See picture below. Google has been allowing the ability to select external temperature sensors for years. Ecobee has something similar. Perfect for people who have thermostats in a completely different part of their house.
I use this every night to ensure the temperature in my son’s bedroom (which is usually the coldest) is set to a more comfortable temp. Yes, this slightly raises the temp in the whole house, but better than trying to guess what temp I should raise the main thermostat temp to get a better temp upstairs.
Would love to finally be completely off the Nest app, and see HA implemented even better by allowing for usage of temp sensor templates, so I can create my own sensors to use, like “upstairs”, which would be an average of all temp sensors upstairs.

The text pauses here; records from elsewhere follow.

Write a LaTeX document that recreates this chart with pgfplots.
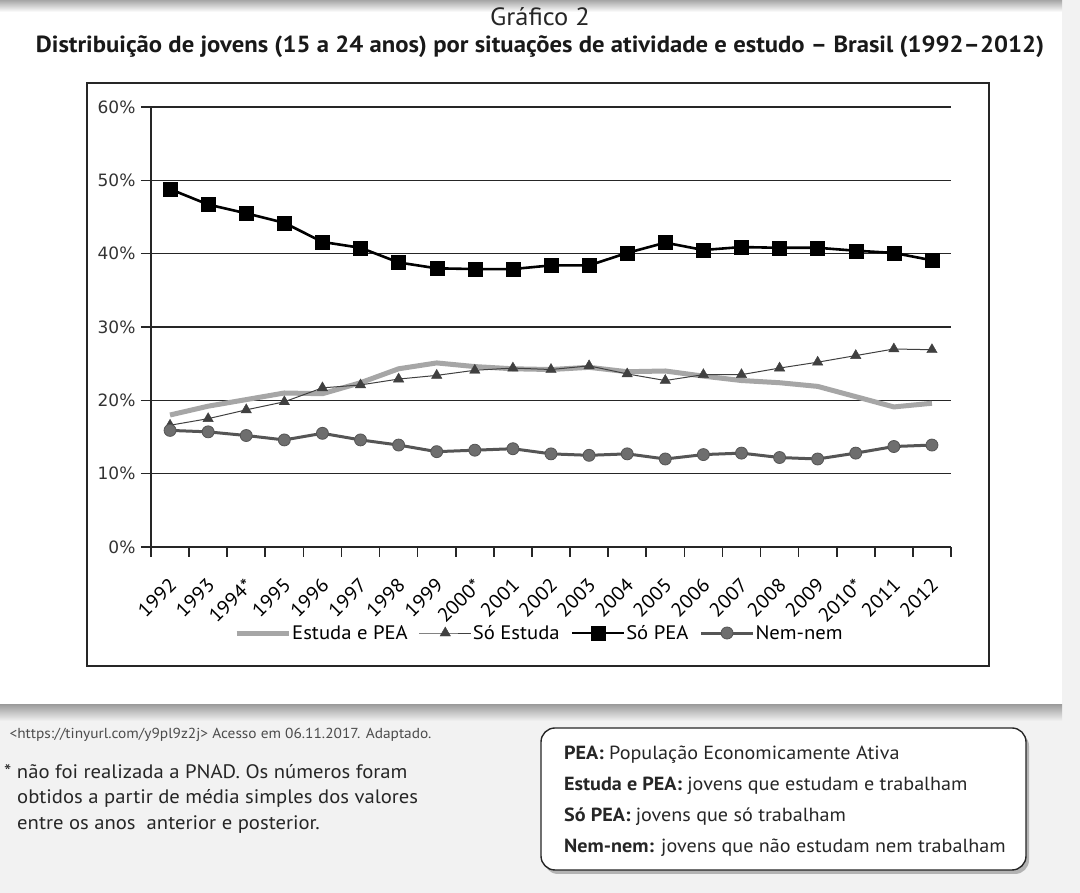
\documentclass[border=0pt]{standalone}
\usepackage{pgfplots}
\pgfplotsset{compat=1.18}
\usepackage{pgfplotstable}
\usepackage{fontspec}
\usetikzlibrary{shadows}
\setmainfont{PT Sans}
\newfontfamily\cond[FakeStretch=1.06]{PT Sans}
\newfontfamily\tickfont{DejaVu Sans}

\definecolor{estpea}{HTML}{A6A6A6}
\definecolor{soest}{HTML}{404040}
\definecolor{nemnem}{HTML}{555555}
\definecolor{nemfill}{HTML}{6E6E6E}
\definecolor{pagebg}{HTML}{F2F2F2}

% columns: x (category centre), estuda e PEA, so estuda, so PEA, nem-nem
\pgfplotstableread{
x     ep    se    sp    nn
0.5   18.0  16.6  48.8  15.9
1.5   19.2  17.5  46.7  15.7
2.5   20.1  18.7  45.5  15.2
3.5   21.0  19.8  44.2  14.6
4.5   20.9  21.7  41.6  15.5
5.5   22.4  22.1  40.8  14.6
6.5   24.3  22.9  38.8  13.9
7.5   25.1  23.4  38.0  13.0
8.5   24.6  24.1  37.9  13.2
9.5   24.3  24.4  37.9  13.4
10.5  24.2  24.2  38.4  12.7
11.5  24.5  24.7  38.4  12.5
12.5  23.9  23.6  40.1  12.7
13.5  24.0  22.7  41.5  12.0
14.5  23.3  23.5  40.5  12.6
15.5  22.7  23.5  40.9  12.8
16.5  22.4  24.4  40.8  12.2
17.5  21.9  25.2  40.8  12.0
18.5  20.5  26.1  40.4  12.8
19.5  19.1  27.0  40.1  13.7
20.5  19.6  26.9  39.1  13.9
}\jovens

\begin{document}
\begin{tikzpicture}[x=1pt,y=1pt]
% page background and the scanned sheet
\fill[pagebg] (0,0) rectangle (1080,893);
\fill[white] (0,188) rectangle (1062,883);
\shade[top color=gray!70, bottom color=white] (0,893) rectangle (1062,881);
\shade[top color=gray!75, bottom color=pagebg] (0,188) rectangle (1062,172);

\node[font=\cond\fontsize{25}{27}\selectfont, text=black!85] at (540,876) {Gráfico 2};
\node[font=\cond\bfseries\fontsize{23.3}{26}\selectfont, text=black!90] at (540,846)
  {Distribuição de jovens (15 a 24 anos) por situações de atividade e estudo – Brasil (1992–2012)};

\draw[line width=1.3pt, black!85] (87,810) rectangle (989,227);

\begin{axis}[
  at={(151pt,346pt)}, anchor=south west,
  scale only axis, width=800pt, height=440pt,
  xmin=0, xmax=21, ymin=0, ymax=60,
  axis x line*=bottom, axis y line*=left,
  axis line style={line width=1.6pt, black!85},
  xtick={0,...,21},
  x tick label as interval,
  xticklabels={1992,1993,1994*,1995,1996,1997,1998,1999,2000*,2001,2002,2003,2004,2005,2006,2007,2008,2009,2010*,2011,2012},
  xticklabel style={xshift=3pt, yshift=-25pt, rotate=45, anchor=east,
    font=\cond\fontsize{19.5}{22}\selectfont, inner sep=0pt},
  ytick={0,10,...,60},
  yticklabel={\pgfmathprintnumber{\tick}\%},
  yticklabel style={font=\tickfont\fontsize{17}{19}\selectfont, text=black!80, xshift=-2pt,
    /pgf/number format/assume math mode=true},
  tick align=outside, major tick length=10pt,
  tick style={line width=1.6pt, black!85},
  ymajorgrids, grid style={line width=1.3pt, black!85},
  legend columns=4,
  legend style={at={(0.485,-0.1955)}, anchor=center, draw=none, fill=none,
    font=\cond\fontsize{19.5}{22}\selectfont,
    /tikz/every even column/.append style={column sep=10pt},
    nodes={inner sep=1pt}},
  legend image code/.code={
    \draw[mark repeat=2, mark phase=2, #1] plot coordinates {(0pt,0pt) (26pt,0pt) (52pt,0pt)};
  },
]
\addplot[estpea, line width=5pt, no marks] table[x=x, y=ep] {\jovens};
\addlegendentry{Estuda e PEA}
\addplot[soest, line width=1pt, mark=triangle*, mark size=6pt, mark options={fill=soest, line width=0.4pt}] table[x=x, y=se] {\jovens};
\addlegendentry{Só Estuda}
\addplot[black, line width=2.6pt, mark=square*, mark size=7pt, mark options={fill=black, line width=0.4pt}] table[x=x, y=sp] {\jovens};
\addlegendentry{Só PEA}
\addplot[nemnem, line width=3pt, mark=*, mark size=6pt, mark options={fill=nemfill, draw=nemnem, line width=0.8pt}] table[x=x, y=nn] {\jovens};
\addlegendentry{Nem-nem}
\end{axis}

% source and note below the sheet
\node[anchor=west, font=\cond\fontsize{14.5}{16}\selectfont, text=black!70] at (6,158)
  {<https://tinyurl.com/y9pl9z2j> Acesso em 06.11.2017. Adaptado.};
\node[anchor=north west, align=left, font=\cond\fontsize{19.5}{25.5}\selectfont, text=black!85, inner sep=0pt] at (4,129)
  {* não foi realizada a PNAD. Os números foram\\
   \hspace*{13pt}obtidos a partir de média simples dos valores\\
   \hspace*{13pt}entre os anos\ \ anterior e posterior.};

% glossary box
\draw[line width=1.4pt, black!85, fill=white, rounded corners=14pt,
  drop shadow={shadow xshift=3pt, shadow yshift=-4pt, opacity=0.55}]
  (541,165) rectangle (1026,23);
\node[anchor=north west, align=left, font=\cond\fontsize{19}{30.8}\selectfont, text=black!85, inner sep=0pt] at (564,147)
  {\textbf{PEA:} População Economicamente Ativa\\
   \textbf{Estuda e PEA:} jovens que estudam e trabalham\\
   \textbf{Só PEA:} jovens que só trabalham\\
   \textbf{Nem-nem:} jovens que não estudam nem trabalham};
\end{tikzpicture}
\end{document}
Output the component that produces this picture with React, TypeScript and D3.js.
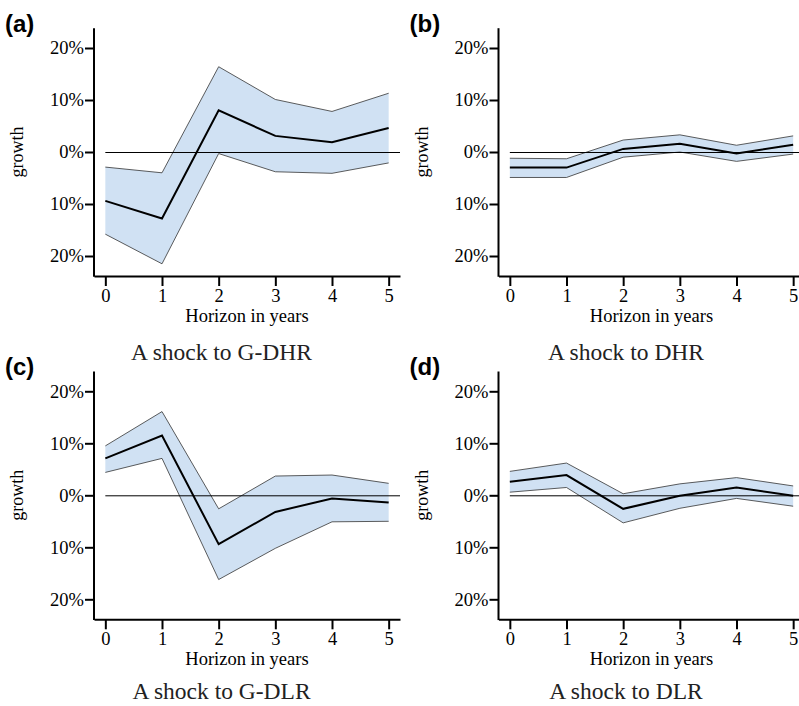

I don’t believe this would be an integration. This would be an update to the standard climate card that allows for adding 2 or more additional temperature sensors to the UI, and the selection of one of them as the set point. That way, just like the image, you can select which temp sensor you want to use from the UI.
Unfortunately everything I’ve read says that the generic thermostat integration can’t do what I’m stating. While, yes, the code can be written to use a different temp sensor as the one providing the set point, it lacks the flexibility of manually changing the sensor via the UI throughout the day. As far as I’m aware, to do so, I’d have to update the sensor used in the code for the integration everytime which doesn’t pass the WAF.
Because that would just display the other room temps. I’m trying to not just see the other temp sensors around my house, but to make one of them a set point for the thermostat.
The set point is the target temperature.
I now (think I) understand you want to be able to select the source temperature sensor at will, but your feature description is a bit confusing.
I would use a generic thermostat, with the source sensor being a template sensor that would take your son’s room sensor past a certain time, and another one otherwise.